The various syntactic constructs of a target language program can be of fixed or variable length.

An advantage of fixed-length encodings is that the instructions can be decoded in parallel.

Variable length encodings

For constructs with variable-length encodings, a way of finding the end of each construct must be provided. The possibilities and tradeoffs are similar to string length/termination schemes, and particularly to the tradeoffs between C-style strings and Pascal-style strings (see , below), except:

the language can have a hierarchical/recursive syntactic structure, meaning that it may be possible for variable-length length syntactic constructs to be composed of smaller fixed-length parts, or vice versa.
- this leads to interesting implications on the other advantages and disadvantages; for example, if one had terminator sentinel values to mark the end of the higher-level, containing syntactic contstruct, but not for the smaller constructs contained within it, this would only inhibit parallel decoding within each higher-level construct, not between them; and the chain of serial dependencies would likely be short, allowing semi-parallel decoding even within it
in many cases the length of variable length syntactic constructs can be inferred without spending space on a length header (e.g. in most variable-length assembly languages, the length of an instruction is inferred from its opcode)
since we are talking about program and not data, the language designer can specify various sentinel values and make sure no other instructions are equal to or possible even that no other instructions contain those values. Compare to the case with strings, where C-terminated strings cannot store binary data without escaping, which is a real handicap; by contrast, if an assembly language designer wanted to reserve opcode 0 for some sort of sentinel or terminator, it would be easy for them to simply not use opcode 0 for any other instruction.

Data encoding

String length/termination schemes

The two most popular schemes are 'Pascal-style' strings (each string has a fixed-length header (two bytes is a popular choice) that specifies the string length) and 'C-style strings' (each string is termination by a zero byte, or 'NULL').

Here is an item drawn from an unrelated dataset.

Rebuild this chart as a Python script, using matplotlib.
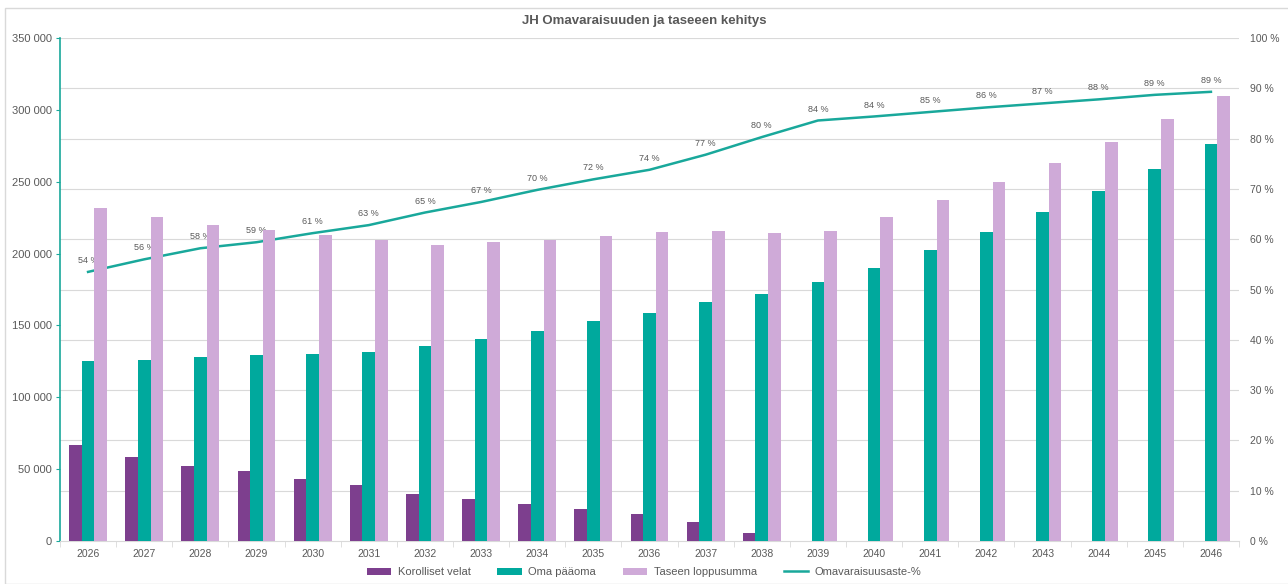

Pascal-style strings have the disadvantages that:

they have a maximum length
if you are just looking at the bitstream without knowing which bytes are the string header, you don't know where the string ends
- this means that if you have a one-off error and lose your position in the bitstream, you will not be able to recover
- this also means that you cannot have a bunch of decoders looking at different parts of the encoded data and parse it in parallel; there are serial dependencies between each data item and the previous one, because you must know the length of the previous one before you know where the next one starts
if the header length is more than one byte, then it will waste space for strings of length smaller than 256

C-style strings have the disadvantages that:

there is no constant-time way to determine the string-length
- this makes some string operations that are O(n) less efficient, because sometimes there is a way to do the inner loop more efficiently but only if you know the length ahead of time, and for an O(n) operation it is often not worth it to walk thru the entire string before starting the real work
the string cannot store a NULL (without escaping); this means that the language must treat binary data separately from strings
they are prone to programming mistakes that can lead to security bugs, involving inserting NULLs into strings or buffer overflows
technically speaking, UTF-8 can contain NULL bytes and so cannot be stored unescaped as a C-style string. For this reason, many languages use Modified UTF-8.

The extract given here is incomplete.